6.  TERMS AND CONDITIONS OF OPTIONS

          Each Option shall be evidenced by a written instrument in
substantially the form of Exhibit 1 attached hereto or in such other form as may
be approved by the Committee and shall be subject to the following terms and
conditions:

                                       2
<PAGE>
 
          (a) Term.  The term of each Option shall be ten years from its date of
grant, subject to earlier termination in accordance with Section 7(b) of the
Plan or as follows:

          (i) If any Eligible Director shall cease to be an Eligible Director
     for any reason other than his or her death or disability (within the
     meaning of Section 422(c)(6) of the Internal Revenue Code of 1986, as
     amended (the "Code")) while holding an Option which has not expired and has
     not been fully exercised, such holder may exercise such Option to the
     extent that it was exercisable at the time he or she ceased to be an
     Eligible Director at any time within three months after the date on which
     such holder ceased to be an Eligible Director, but in no event later than
     ten years from the date such Option was granted.  Such Option shall
     terminate upon the expiration of such period unless the holder dies prior
     to such expiration, in which event he or she shall be deemed to have died
     on the date he or she ceased to be an Eligible Director, and such Option be
     exercisable and terminate in accordance with the provisions of paragraph
     (ii) below.

          (ii) If any Eligible Director shall cease to be an Eligible Director
     by reason of his or her death or disability (within the meaning of Section
     422(c)(6) of the Code), while holding an Option which has not expired and
     has not been fully exercised, such holder (or his or her guardian or legal
     representative) may exercise such Option to the extent that it was
     exercisable at the time he or she ceased to be an Eligible Director by
     reason of such death or disability at any time within twelve months after
     the date on which such person ceased to be an Eligible Director, but in no
     even later than ten years from the date such Option was granted.  Such
     Option shall terminate upon the expiration of such period.

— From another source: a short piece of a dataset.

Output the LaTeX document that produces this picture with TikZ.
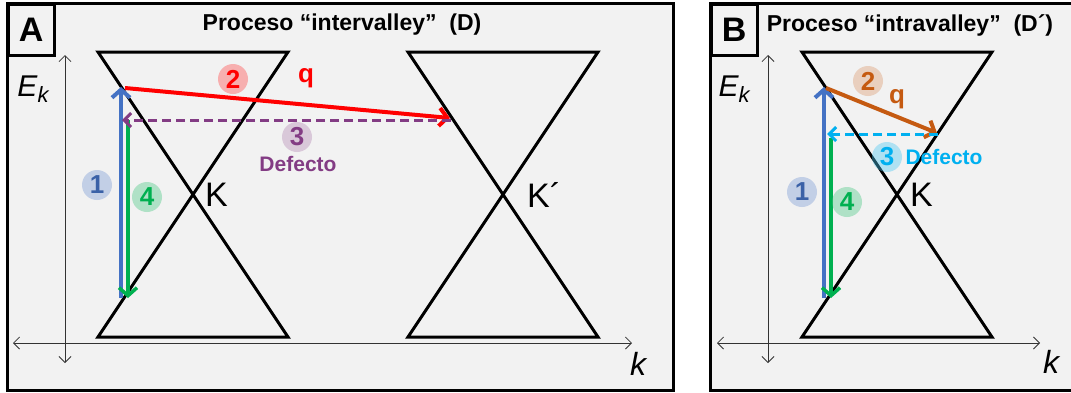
\documentclass[tikz,border=0pt]{standalone}
\usepackage{fontspec}
\setmainfont{Liberation Sans}
\usetikzlibrary{arrows.meta}
\definecolor{panelbg}{HTML}{F2F2F2}
\definecolor{pump}{HTML}{4472C4}
\definecolor{relax}{HTML}{00B050}
\definecolor{phonon}{HTML}{FF0000}
\definecolor{defect}{HTML}{833C84}
\definecolor{phononB}{HTML}{C55A11}
\definecolor{defectB}{HTML}{00B0F0}

\begin{document}
\begin{tikzpicture}[x=1pt, y=-1pt,
      panel/.style={draw=black, line width=3pt, fill=panelbg},
      tag/.style={draw=black, line width=2.5pt, anchor=north west, inner sep=0pt,
                  minimum width=46pt, minimum height=51pt,
                  font=\fontsize{34}{34}\selectfont\bfseries},
      title/.style={font=\fontsize{23}{23}\selectfont\bfseries, inner sep=0pt},
      cone/.style={draw=black, line width=3pt, line join=miter},
      axis/.style={{Straight Barb[length=6pt,width=12pt]}-{Straight Barb[length=6pt,width=12pt]},
                   line width=0.8pt, draw=black!80},
      trans/.style={line width=4pt, -{Straight Barb[length=8pt,width=18pt]}},
      scat/.style={line width=3pt, dash pattern=on 9pt off 5pt,
                   -{Straight Barb[length=7pt,width=14pt]}},
      badge/.style={circle, inner sep=0pt, minimum size=30pt, fill opacity=0.4,
                    text opacity=1, font=\fontsize{26}{26}\selectfont\bfseries},
      valley/.style={font=\fontsize{34}{34}\selectfont, inner sep=0pt},
      energy/.style={font=\fontsize{30}{30}\selectfont\itshape, inner sep=0pt},
      wave/.style={font=\fontsize{32}{32}\selectfont\itshape, inner sep=0pt},
      qlab/.style={font=\fontsize{26}{26}\selectfont\bfseries, inner sep=0pt},
      deflab/.style={font=\fontsize{21}{21}\selectfont\bfseries, inner sep=0pt}
    ]
      \useasboundingbox (0,0) rectangle (1071,392);
      \fill[white] (0,0) rectangle (1071,392);

      % panel A
      \draw[panel] (7,3) rectangle (673,390);
      \node[tag] (tagA) at (7,3) {A};
      \node[title] (titleA) at (342,25) {Proceso “intervalley”\ \ (D)};
      \draw[axis] (65,363) -- (65,55);
      \draw[axis] (13,343) -- (632,343);
      \node[energy] (EA) at (33,89) {E\raisebox{-0.35ex}{\fontsize{22}{22}\selectfont k}};
      \node[wave] (kA) at (638,364) {k};
      \draw[cone] (98,52) -- (288,52) -- (98,337) -- (288,337) -- cycle;
      \draw[cone] (408,52) -- (598,52) -- (408,337) -- (598,337) -- cycle;
      \node[valley, anchor=west] (KA) at (205,195) {K};
      \node[valley, anchor=west] (KpA) at (527,195) {K´};

      \coordinate (pumpAlo) at (121,298);
      \coordinate (pumpAhi) at (121,87);
      \coordinate (relaxAhi) at (128,120);
      \coordinate (relaxAlo) at (128,298);
      \coordinate (phononAfrom) at (125,88);
      \coordinate (phononAto) at (450,118);
      \coordinate (defectAfrom) at (451,120);
      \coordinate (defectAto) at (122,120);
      \draw[trans, pump] (pumpAlo) -- (pumpAhi);
      \draw[trans, relax, line width=3.5pt] (relaxAhi) -- (relaxAlo);
      \draw[trans, phonon] (phononAfrom) -- (phononAto);
      \draw[scat, defect] (defectAfrom) -- (defectAto);

      \node[badge, fill=pump!70, text=pump!85!black] (oneA) at (97,185) {1};
      \node[badge, fill=relax!70, text=relax] (fourA) at (147,197) {4};
      \node[badge, fill=phonon!70, text=phonon] (twoA) at (233,79) {2};
      \node[badge, fill=defect!60, text=defect] (threeA) at (297,137) {3};
      \node[qlab, text=phonon] (qA) at (306,78) {q};
      \node[deflab, text=defect] (defA) at (298,164) {Defecto};

      % panel B
      \draw[panel] (710,3) rectangle (1080,390);
      \node[tag] (tagB) at (710,3) {B};
      \node[title] (titleB) at (910,25) {Proceso “intravalley”\ \ (D´)};
      \draw[axis] (768,363) -- (768,55);
      \draw[axis] (717,343) -- (1040,343);
      \node[energy] (EB) at (734,89) {E\raisebox{-0.35ex}{\fontsize{22}{22}\selectfont k}};
      \node[wave] (kB) at (1051,362) {k};
      \draw[cone] (802,52) -- (992,52) -- (802,337) -- (992,337) -- cycle;
      \node[valley, anchor=west] (KB) at (910,195) {K};

      \coordinate (pumpBlo) at (824,298);
      \coordinate (pumpBhi) at (824,87);
      \coordinate (relaxBhi) at (831,138);
      \coordinate (relaxBlo) at (831,298);
      \coordinate (phononBfrom) at (826,88);
      \coordinate (phononBto) at (937,133);
      \coordinate (defectBfrom) at (938,134);
      \coordinate (defectBto) at (827,134);
      \draw[trans, pump] (pumpBlo) -- (pumpBhi);
      \draw[trans, relax, line width=3.5pt] (relaxBhi) -- (relaxBlo);
      \draw[trans, phononB] (phononBfrom) -- (phononBto);
      \draw[scat, defectB] (defectBfrom) -- (defectBto);

      \node[badge, fill=pump!70, text=pump!85!black] (oneB) at (802,192) {1};
      \node[badge, fill=relax!70, text=relax] (fourB) at (847,202) {4};
      \node[badge, fill=phononB!60, text=phononB] (twoB) at (868,81) {2};
      \node[badge, fill=defectB!70, text=defectB] (threeB) at (887,157) {3};
      \node[qlab, text=phononB] (qB) at (897,99) {q};
      \node[deflab, text=defectB] (defB) at (944,157) {Defecto};
    \end{tikzpicture}
\end{document}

     (b) Exercise Price.  The purchase price for each share of Common Stock
subject to an Option shall be equal to 100% of the Fair Market Value (as
hereinafter defined) of the Common Stock on the date such Option is granted.  As
used in the Plan, "Fair Market Value" on any date shall be equal to the mean of
the high and low sales prices of a share of Common Stock on such date (or if
such date is not a trading day or there are no sales reported on such date, on
the next preceding trading day for which sales are reported), based on the
composite or consolidated transactions for New York Stock Exchange issues
reported by The Wall Street Journal (or if The Wall Street Journal is not then
being published, by The New York Times or such other source as shall be
determined by the Committee.)  In the event that the Common Stock ceases to be
listed on the New York Stock Exchange, the method of determining Fair Market
Value shall be

                                       3
<PAGE>
 
determined by the Committee.  The exercise price of outstanding Options shall be
subject to adjustment from time to time in accordance with Section 7 of the
Plan.

     (c) Exercisability.  Each Option shall become exercisable with respect to
50% of the shares subject thereto on the first anniversary of the date of grant
of such Option and with respect to the remaining 50% on the second anniversary
of such date of grant, provided that the holder is an Eligible Director on the
applicable anniversary date.  Notwithstanding the foregoing, in the event that
(i) any person or entity, including a "group" as contemplated by Section
13(d)(3) of the 1934 Act, acquires or gains ownership or control (including,
without limitation, power to vote) of more than 50% of the outstanding Common
Stock or (ii) as a result of or in connection with a contested election of
directors, the persons who were directors of the Company before such election
shall cease to constitute a majority of the Board of Directors of the Company,
then immediately upon the occurrence of any such event (a "Change in Control")
each outstanding Option shall become exercisable with respect to all shares
subject thereto.  Options shall also become exercisable pursuant to the
provisions of Section 7(b) of the Plan.

     (d) Exercise and Payment.  An Option may be exercised only by written
notice to the Company at its principal executive office by the person entitled
to exercise such Option, stating the number of shares of Common Stock with
respect to which such Option is being exercised and accompanied by payment of
the full purchase price for the shares with respect to which it is exercised.
The minimum number of shares of Common Stock with respect to which an Option may
be exercised at any one time shall be 500, unless the number of shares with
respect to which the Option is being exercised is the total number of shares
available for purchase under the Option.  The purchase price may be paid in
cash, in shares of Common Stock owned by the Holder, or partly in cash and
partly in shares of Common Stock.  The value of shares of Common Stock delivered
in payment of the purchase price shall be their Fair Market Value, as of the
date of exercise.  Upon receipt of such notice and payment and payment of any
amount on account of withholding taxes as provided in paragraph (e) below, the
Company shall promptly issue and deliver to the holder (or other person entitled
to exercise the Option) a certificate or certificates for the number of shares
of Common Stock as to which the exercise is made.  No holder of an Option shall
have any rights as an owner of Common Stock until the date of issuance to him or
her of such certificate or certificates.

     (e) Withholding Taxes.  It shall be a condition to the obligation of the
Company to issue shares of Common Stock upon the exercise of an Option, that the
holder pay to the Company the amount requested by the Company for the purpose of
satisfying any liability to withhold federal, state, local or foreign income or
other taxes.

                                       4
<PAGE>
 
     (f) Transferability.  No Option shall be transferable by the holder thereof
otherwise than by will or the laws of descent and distribution and any such
Option shall be exercisable during the holder's lifetime only by him or her, or
in the event of disability, by his or her guardian or legal representative.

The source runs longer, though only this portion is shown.